Direktur Astra Djoko Pranoto mengatakan melalui YPA-MDR, Astra membangun gedung baru di SMKN 2 Gedangsari karena terbatasnya ruang kelas dan fasilitas yang tersedia di gedung sekolah induk. YPA-MDR juga memberi sejumlah program pembinaan dan pendampingan di sekolah itu dengan harapan agar para siswa sekolah kejuruan Tata Busana itu mendapatkan fasilitas memadai untuk belajar.
Djoko menambahkan, Astra berniat memberikan kesempatan generasi muda di berbagai daerah mendapatkan pendidikan yang bermutu.”Seperti pernah diungkapkan almarhum Pak Michael Ruslim, Indonesia akan maju bila penduduknya diberi kesempatan yang sama menikmati pendidikan yang baik.”
Tidak hanya sekadar membangun gedung sekolah, YPA-MDR pun mengarahkan agar kegiatan pendidikan di sekolah tersebut mampu mengembangkan potensi daerah setempat. Pembinaan kepada SMKN 2 Gedangsari ini difokuskan pada kegiatan pembelajaran yang mengembangkan potensi siswa di program keahlian tata busana batik.
“Jadi program pembinaan yang terintegrasi dan berkesinambungan dari SD, SMP dan SMK ini nantinya dapat mendukung pengembangan potensi Gedangsari sebagai satu sentra batik,”papar Djoko.
Gedung SMKN 2 Gedangsari yang dibangun YPA-MDR ini seluas 2.600 m2 ini selain terdiri dari ruang kelas, juga dilengkapi dengan ruang laboratorium bahasa dan komputer, ruang unit produksi dan teaching factory, ruang peragaan busana serta showroom batik.
Hasil karya batik anak-anak SMKN 2 Gedangsari tidak main-main. Sejumlah karya mereka sempat digunakan para model dalam Jogja Fashion Festival beberapa waktu lalu.
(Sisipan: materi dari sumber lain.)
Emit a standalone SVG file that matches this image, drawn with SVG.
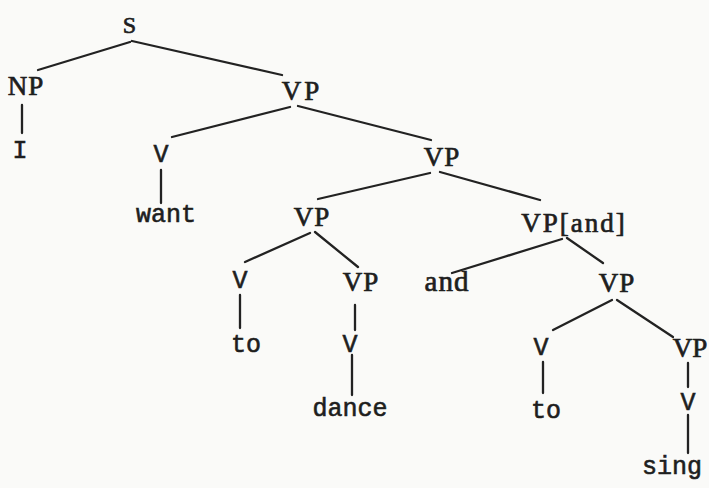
<svg xmlns="http://www.w3.org/2000/svg" width="709" height="488" viewBox="0 0 709 488">
<style>
.bg{fill:#fafaf8}
.e line{stroke:#222;stroke-width:2.3;stroke-linecap:round}
text{fill:#1e1e1e;stroke:#1e1e1e;text-anchor:middle}
.s{font-family:"Liberation Serif",serif;font-size:27px;letter-spacing:1px;stroke-width:0.7px}
.m{font-family:"Liberation Mono",monospace;font-size:25px;stroke-width:0.6px}
</style>
<rect class="bg" width="709" height="488"/>
<g id="connectors" class="e">
<line x1="130" y1="42" x2="38" y2="70"/>
<line x1="132" y1="41" x2="282" y2="75"/>
<line x1="22" y1="105" x2="22" y2="133"/>
<line x1="290" y1="107" x2="172" y2="137"/>
<line x1="298" y1="106" x2="431" y2="140"/>
<line x1="161" y1="170" x2="161" y2="203"/>
<line x1="430" y1="173" x2="318" y2="199"/>
<line x1="440" y1="172" x2="540" y2="200"/>
<line x1="310" y1="233" x2="245" y2="262"/>
<line x1="315" y1="232" x2="358" y2="267"/>
<line x1="240" y1="295" x2="240" y2="328"/>
<line x1="355" y1="305" x2="355" y2="330"/>
<line x1="352" y1="355" x2="352" y2="395"/>
<line x1="562" y1="239" x2="452" y2="273"/>
<line x1="567" y1="238" x2="603" y2="263"/>
<line x1="612" y1="300" x2="553" y2="330"/>
<line x1="617" y1="300" x2="673" y2="337"/>
<line x1="543" y1="362" x2="543" y2="393"/>
<line x1="688" y1="363" x2="688" y2="387"/>
<line x1="688" y1="415" x2="688" y2="453"/>
</g>
<g id="n-S"><text class="s" x="130" y="33" style="font-size:24px">S</text></g>
<g id="n-NP"><text class="s" x="26" y="95">NP</text></g>
<g id="n-I"><text class="m" x="20" y="158">I</text></g>
<g id="n-VP1"><text class="s" x="302" y="100" style="letter-spacing:3px">VP</text></g>
<g id="n-V1"><text class="m" x="161" y="162">V</text></g>
<g id="n-want"><text class="m" x="166" y="222">want</text></g>
<g id="n-VP2"><text class="s" x="442" y="166">VP</text></g>
<g id="n-VP3"><text class="s" x="312" y="226">VP</text></g>
<g id="n-VPand"><text class="s" x="574" y="232" style="letter-spacing:2px">VP[and]</text></g>
<g id="n-V2"><text class="m" x="240" y="288">V</text></g>
<g id="n-to1"><text class="m" x="246" y="352">to</text></g>
<g id="n-VP4"><text class="s" x="361" y="291">VP</text></g>
<g id="n-V3"><text class="m" x="350" y="352">V</text></g>
<g id="n-dance"><text class="m" x="350" y="416">dance</text></g>
<g id="n-and"><text class="s" x="447" y="291" style="font-size:29px">and</text></g>
<g id="n-VP5"><text class="s" x="617" y="292">VP</text></g>
<g id="n-V4"><text class="m" x="541" y="355">V</text></g>
<g id="n-to2"><text class="m" x="546" y="418">to</text></g>
<g id="n-VP6"><text class="s" x="690" y="357" style="letter-spacing:0">VP</text></g>
<g id="n-V5"><text class="m" x="688" y="410">V</text></g>
<g id="n-sing"><text class="m" x="672" y="474">sing</text></g>
</svg>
Impian membuat kawasan Gedangsari menjadi sebuah kawasan sentra batik bukan khayalan belaka.
Tidak heran program pengembangan pendidikan berbasis potensi lokal yang dikembangkan Astra ini mendapatkan apresiasi dari Gubernur DIY Sri Sultan Hamengkubuwono X dan Menteri Pendidikan dan Kebudayaan Anies Baswedan.
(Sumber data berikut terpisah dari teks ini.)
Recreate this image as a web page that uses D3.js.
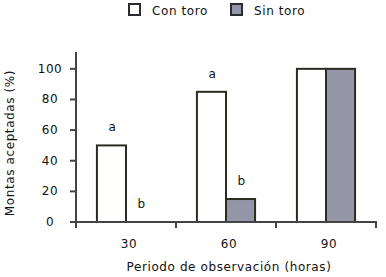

Anies mendukung pelaku dunia usaha turut mendirikan sekolah-sekolah di berbagai wilayah dengan memperhatikan kearifan dan potensi setempat.
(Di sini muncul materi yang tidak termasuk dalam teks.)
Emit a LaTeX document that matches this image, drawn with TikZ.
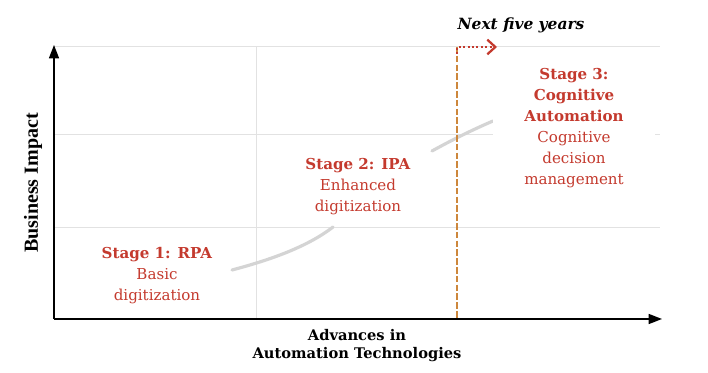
\documentclass[tikz,border=0pt]{standalone}
\usepackage{fontspec}
\setmainfont{DejaVu Serif}
\newfontfamily\axisfont{Liberation Serif}
\usetikzlibrary{arrows.meta}
\definecolor{stagered}{RGB}{196,58,46}
\definecolor{gridgray}{RGB}{226,226,226}
\definecolor{curvegray}{RGB}{212,212,212}
\definecolor{nowbrown}{RGB}{205,135,60}

\begin{document}
\begin{tikzpicture}[x=0.75pt,y=-0.75pt,
          gridline/.style={draw=gridgray,line width=0.75pt},
          axisline/.style={draw=black,line width=1.1pt,-{Triangle[length=10pt,width=7.5pt]}},
          trend/.style={draw=curvegray,line width=2.4pt,line cap=round},
          stagetext/.style={text=stagered,align=center,inner sep=0pt,font=\fontsize{11.3}{15.75}\selectfont},
          axistext/.style={align=center,inner sep=0pt,font=\bfseries\fontsize{11}{13.5}\selectfont}]
          \useasboundingbox (0,0) rectangle (708,373);
          \coordinate (origin) at (54,319);
          \coordinate (ytip) at (54,45);
          \coordinate (xtip) at (662,319);
          \coordinate (nowtop) at (457,47);
          \coordinate (nowbase) at (457,319);
          \coordinate (nowtick) at (457,54);
          \coordinate (fivetip) at (497,47);
          \coordinate (rpaend) at (232,270);
          \coordinate (ipastart) at (333,227);
          \coordinate (ipaend) at (432,151);
          \coordinate (cogstart) at (493,121);
          \draw [gridline] (54,47) -- (660,47);
          \draw [gridline] (54,135) -- (660,135);
          \draw [gridline] (54,228) -- (660,228);
          \draw [gridline] (256,47) -- (256,319);
          \draw [trend] (rpaend) .. controls (266,261) and (306,248) .. (ipastart);
          \draw [trend] (ipaend) .. controls (452,140) and (472,130) .. (cogstart);
          \draw [draw=nowbrown,line width=0.9pt,dash pattern=on 5pt off 1.6pt] (nowtop) -- (nowbase);
          \draw [draw=stagered,line width=1.7pt,dash pattern=on 1.5pt off 1.8pt,-{Straight Barb[length=6pt,width=11pt]}] (nowtick) -- (nowtop) -- (fivetip);
          \node [stagetext] (rpa) at (157,276) {\textbf{Stage 1: RPA}\\Basic\\digitization};
          \node [stagetext] (ipa) at (358,187) {\textbf{Stage 2: IPA}\\Enhanced\\digitization};
          \node [stagetext,fill=white,minimum width=121pt,inner ysep=2pt] (cog) at (574,128) {\textbf{Stage 3:}\\\textbf{Cognitive}\\\textbf{Automation}\\Cognitive\\decision\\management};
          \node [axistext,font=\bfseries\itshape\fontsize{11.6}{13.5}\selectfont] (fiveyears) at (521,25) {Next five years};
          \node [axistext] (xlabel) at (357,346) {Advances in\\Automation Technologies};
          \node [axistext,font=\axisfont\bfseries\fontsize{15}{17}\selectfont,rotate=90] (ylabel) at (33,183) {Business Impact};
          \draw [axisline] (origin) -- (ytip);
          \draw [axisline] (origin) -- (xtip);
        \end{tikzpicture}
\end{document}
“Pemilihan lokasi di Gedangsari ini juga sangat tepat. Ini tidak hanya bisa memberikan kesempatan bagi anak-anak untuk terus melanjutkan pendidikan, tetapi juga turut membantu program pengentasan kemiskinan,” kata Anies.
Dia menjelaskan pendidikan yang berbasis pada potensi lokal memungkinkan anak untuk tetap tinggal di desa.
“Selama ini orang tua seringkali mengirimkan anak mereka untuk bersekolah ke kota. Secara tidak langsung, ini mengajarkan berurbaninasi. Dengan model sekolah seperti di Gedangsari, laju urbanisasi bisa dikurangi,” ujar dia.
Harapan Mendikbud itu akan diwujudkan oleh Mega, Insiatun dan teman-temannya menjadi pengusaha batik suatu saat nanti.